Each chapter, although often linked to a historical period, highlights some aspects of the evolutions to society brought about by the use of algorithms. Chapter 1 focuses on the links between early geometrical and algebraic constructs to create understanding at different complexity levels. Chapter 2 starts at 1543, analyzing the emergence of some level of reasoning and the concept of misunderstandings or misprision; it criticizes formal approaches as hiding the error-bound roots of reasoning. In contrast, chapter 3 dwells upon a mechanistic understanding of algorithms during the Enlightenment, combined with the abstraction of the symbols involved enabling a universal applicability of reasoning steps. This paves the way for chapter 4’s discussion of the impact on knowledge production in multiple fields of science, creating universal and rule-based precision tools to address empirical problems. Chapter 5 shows how the scope of empirical problems got extended to the commercial arena, offering elements of power to those who could master such tools (even simple ones such as the rule of three). Chapter 6 focuses on two 19th-century mathematicians who promoted empiricism, logic, and inductive reasoning, in contrast to relying on rigor and precision, foreshadowing the use of computers.
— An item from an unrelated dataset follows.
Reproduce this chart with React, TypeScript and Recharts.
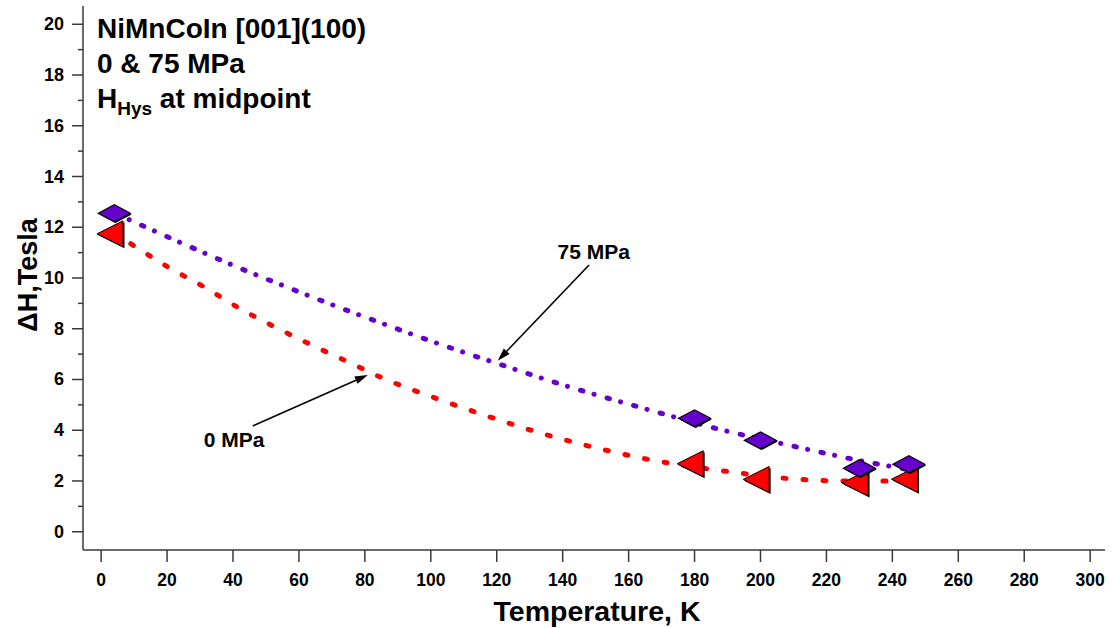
import { LineChart, Line, XAxis, YAxis, ReferenceLine, ReferenceDot } from 'recharts';

// measured points
const temps = [4, 180, 200, 230, 245];
const dh0 = [11.74, 2.68, 2.06, 1.92, 2.07];
const dh75 = [12.55, 4.47, 3.6, 2.5, 2.66];

// dotted trend curves
const fit75T = [8.5, 24, 40, 56, 72, 84, 103, 119, 142, 166, 189, 209, 233, 245];
const fit75V = [12.3, 11.4, 10.5, 9.66, 8.85, 8.27, 7.38, 6.68, 5.71, 4.81, 3.99, 3.4, 2.73, 2.45];
const fit0T = [9, 21, 32, 42, 53, 64, 75, 85, 102, 118, 134, 150, 166, 188, 209, 225, 246];
const fit0V = [11.35, 10.38, 9.59, 8.8, 8.05, 7.35, 6.69, 6.08, 5.24, 4.52, 3.86, 3.31, 2.85, 2.41, 2.09, 2.0, 2.0];

const xTicks = [0, 20, 40, 60, 80, 100, 120, 140, 160, 180, 200, 220, 240, 260, 280, 300];
const yTicks = [0, 1, 2, 3, 4, 5, 6, 7, 8, 9, 10, 11, 12, 13, 14, 15, 16, 17, 18, 19, 20];

const pts0 = temps.map((t, i) => ({ t, v: dh0[i] }));
const pts75 = temps.map((t, i) => ({ t, v: dh75[i] }));
const fit0 = fit0T.map((t, i) => ({ t, v: fit0V[i] }));
const fit75 = fit75T.map((t, i) => ({ t, v: fit75V[i] }));

const FONT = "Arial, 'Liberation Sans', sans-serif";
const AXIS = '#3a3a3a';
const PURPLE = '#6600cc';
const RED = '#ff0000';

function YTick({ x, y, payload }: any) {
  const major = payload.value % 2 === 0;
  return (
    <g>
      <line x1={x - (major ? 11 : 5)} x2={x} y1={y} y2={y} stroke={AXIS} strokeWidth={1.5} />
      {major && (
        <text x={x - 19} y={y} textAnchor="end" dominantBaseline="central"
          fontFamily={FONT} fontWeight="bold" fontSize={18} fill="#000">
          {payload.value}
        </text>
      )}
    </g>
  );
}

function XTick({ x, y, payload }: any) {
  return (
    <g>
      <line x1={x} x2={x} y1={y} y2={y + 12} stroke={AXIS} strokeWidth={1.5} />
      <text x={x} y={y + 30} textAnchor="middle" dominantBaseline="central"
        fontFamily={FONT} fontWeight="bold" fontSize={17.5} fill="#000">
        {payload.value}
      </text>
    </g>
  );
}

function Tri({ cx, cy }: any) {
  if (cx == null || cy == null) return <g />;
  const w = 26, h = 26;
  const p = (dx: number, dy: number) =>
    `${cx - (2 * w) / 3 + dx},${cy + dy} ${cx + w / 3 + dx},${cy - h / 2 + dy} ${cx + w / 3 + dx},${cy + h / 2 + dy}`;
  return (
    <g>
      <polygon points={p(1.5, 1.5)} fill="#000" />
      <polygon points={p(0, 0)} fill={RED} stroke="#000" strokeWidth={1} />
    </g>
  );
}

function Diamond({ cx, cy }: any) {
  if (cx == null || cy == null) return <g />;
  const w = 16, h = 8.5;
  const p = (dx: number, dy: number) =>
    `${cx - w + dx},${cy + dy} ${cx + dx},${cy - h + dy} ${cx + w + dx},${cy + dy} ${cx + dx},${cy + h + dy}`;
  return (
    <g>
      <polygon points={p(1.2, 1.2)} fill="#000" />
      <polygon points={p(0, 0)} fill={PURPLE} stroke="#000" strokeWidth={1.2} />
    </g>
  );
}

function Arrow(props: any) {
  const { x1, y1, x2, y2 } = props;
  if (x1 == null) return <g />;
  const a = Math.atan2(y2 - y1, x2 - x1);
  const L = 13, W = 4;
  const bx = x2 - L * Math.cos(a), by = y2 - L * Math.sin(a);
  const nx = -Math.sin(a) * W, ny = Math.cos(a) * W;
  return (
    <g>
      <line x1={x1} y1={y1} x2={bx} y2={by} stroke="#000" strokeWidth={1.6} />
      <polygon points={`${x2},${y2} ${bx + nx},${by + ny} ${bx - nx},${by - ny}`} fill="#000" />
    </g>
  );
}

const note = (txt: string) => (p: any) => (
  <text x={p.cx} y={p.cy} textAnchor="middle" dominantBaseline="central"
    fontFamily={FONT} fontWeight="bold" fontSize={21} fill="#000">
    {txt}
  </text>
);

export default function App() {
  return (
    <div style={{ position: 'relative', width: 1112, height: 628, background: '#fff' }}>
      <style>{'body{margin:0}'}</style>
      <LineChart width={1112} height={628} data={fit0}
        margin={{ top: 6, right: 7, bottom: 0, left: 0 }}>
        <XAxis dataKey="t" type="number" domain={[-5.5, 304.5]} ticks={xTicks}
          allowDataOverflow interval={0} height={78} tickSize={0} tickMargin={0}
          tickLine={false} tick={<XTick />} axisLine={{ stroke: AXIS, strokeWidth: 1.5 }} />
        <XAxis xAxisId="top" orientation="top" type="number" domain={[-5.5, 304.5]}
          height={0} tick={false} tickLine={false} axisLine={{ stroke: AXIS, strokeWidth: 1.5 }} />
        <YAxis type="number" domain={[-0.72, 20.72]} ticks={yTicks} allowDataOverflow interval={0}
          width={83} tickSize={0} tickMargin={0} tickLine={false} tick={<YTick />}
          axisLine={{ stroke: AXIS, strokeWidth: 1.5 }} />
        <YAxis yAxisId="right" orientation="right" type="number" domain={[-0.72, 20.72]}
          width={0} tick={false} tickLine={false} axisLine={{ stroke: AXIS, strokeWidth: 1.5 }} />

        <Line data={fit0} dataKey="v" type="monotone" stroke={RED} strokeWidth={5}
          strokeDasharray="3 17" strokeLinecap="round" dot={false} activeDot={false}
          isAnimationActive={false} />
        <Line data={pts0} dataKey="v" stroke="none" strokeWidth={0} activeDot={false}
          dot={(p: any) => <Tri key={`t${p.index}`} cx={p.cx} cy={p.cy} />} isAnimationActive={false} />
        <Line data={fit75} dataKey="v" type="monotone" stroke={PURPLE} strokeWidth={5}
          strokeDasharray="0.1 13.5 2.5 11.5" strokeLinecap="round" dot={false} activeDot={false}
          isAnimationActive={false} />
        <Line data={pts75} dataKey="v" stroke="none" strokeWidth={0} activeDot={false}
          dot={(p: any) => <Diamond key={`d${p.index}`} cx={p.cx} cy={p.cy} />} isAnimationActive={false} />

        <ReferenceLine segment={[{ x: 148.0, y: 10.51 }, { x: 120.3, y: 6.74 }]} shape={<Arrow />} />
        <ReferenceLine segment={[{ x: 46.0, y: 4.17 }, { x: 80.9, y: 6.18 }]} shape={<Arrow />} />
        <ReferenceDot x={149.4} y={11.04} r={0} shape={note('75 MPa')} />
        <ReferenceDot x={40.3} y={3.65} r={0} shape={note('0 MPa')} />
      </LineChart>

      <svg width={420} height={130} style={{ position: 'absolute', left: 0, top: 0 }}>
        <g fontFamily={FONT} fontWeight="bold" fontSize={28} fill="#000">
          <text x={97} y={38}>NiMnCoIn [001](100)</text>
          <text x={97} y={73}>0 &amp; 75 MPa</text>
          <text x={97} y={108}>
            H<tspan fontSize={19} dy={7}>Hys</tspan><tspan dy={-7}> at midpoint</tspan>
          </text>
        </g>
      </svg>
      <svg width={60} height={628} style={{ position: 'absolute', left: 0, top: 0 }}>
        <text x={28} y={275} transform="rotate(-90 28 275)" textAnchor="middle" dominantBaseline="central"
          fontFamily={FONT} fontWeight="bold" fontSize={27} fill="#000">ΔH,Tesla</text>
      </svg>
      <svg width={1112} height={40} style={{ position: 'absolute', left: 0, top: 590 }}>
        <text x={597} y={21} textAnchor="middle" dominantBaseline="central"
          fontFamily={FONT} fontWeight="bold" fontSize={28.5} fill="#000">Temperature, K</text>
      </svg>
    </div>
  );
}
This trend is further examined in chapter 7, which dissects the practices of Harvard Observatory, around 1870, where manual calculation practices were supplemented by computational cultures (without computers); a comic opera had been created dramatizing workplace stratification and feminization.

The last three chapters deal with how reasoning gets supplemented by computers, and this is before artificial intelligence (AI) thinking emerged in historical waves with its utopian components. Chapter 8 analyzes how algorithmic business management strategies became, in the 1930s, an apparatus for state-driven control of society, for example, in industrial agriculture in relation to quality control; identified ingredients of such control are instability, probabilities, randomization, the law of large numbers, and inferential management. Chapter 9 describes the expansion of this algorithmically regulated control to social, behavioral, and managerial practices in the US, with statistical inference and significance testing as added components. The final chapter (10) demonstrates how number crunching enables black-box software to figure out if an outcome is significant or not, and links it up to supervised learning or decision trees from pattern recognition and AI. A conjecture is offered: the ritualized application of algorithms will soon lead to the termination of theoretical thinking and creative rigor.

The volume includes not only extensive notes for each chapter, but also an exceedingly long bibliography and an index of key people.

This collection of papers is of course relevant to historians of science interested in how information and reasoning have evolved, but also to political scientists seeking historical roots and shifts in the present Information Age and over time.

In view of current ethical and societal challenges, the editors would have been advised to add a transversal analysis of the risks and harms due to algorithmic modernity, and to refine their conjecture(s) by separating out algorithms from heuristics. Taking a wider perspective, maybe the actual and more philosophical research question underlying this volume is the definition of abstract truth and how it gets transformed when used as an instrument of influence.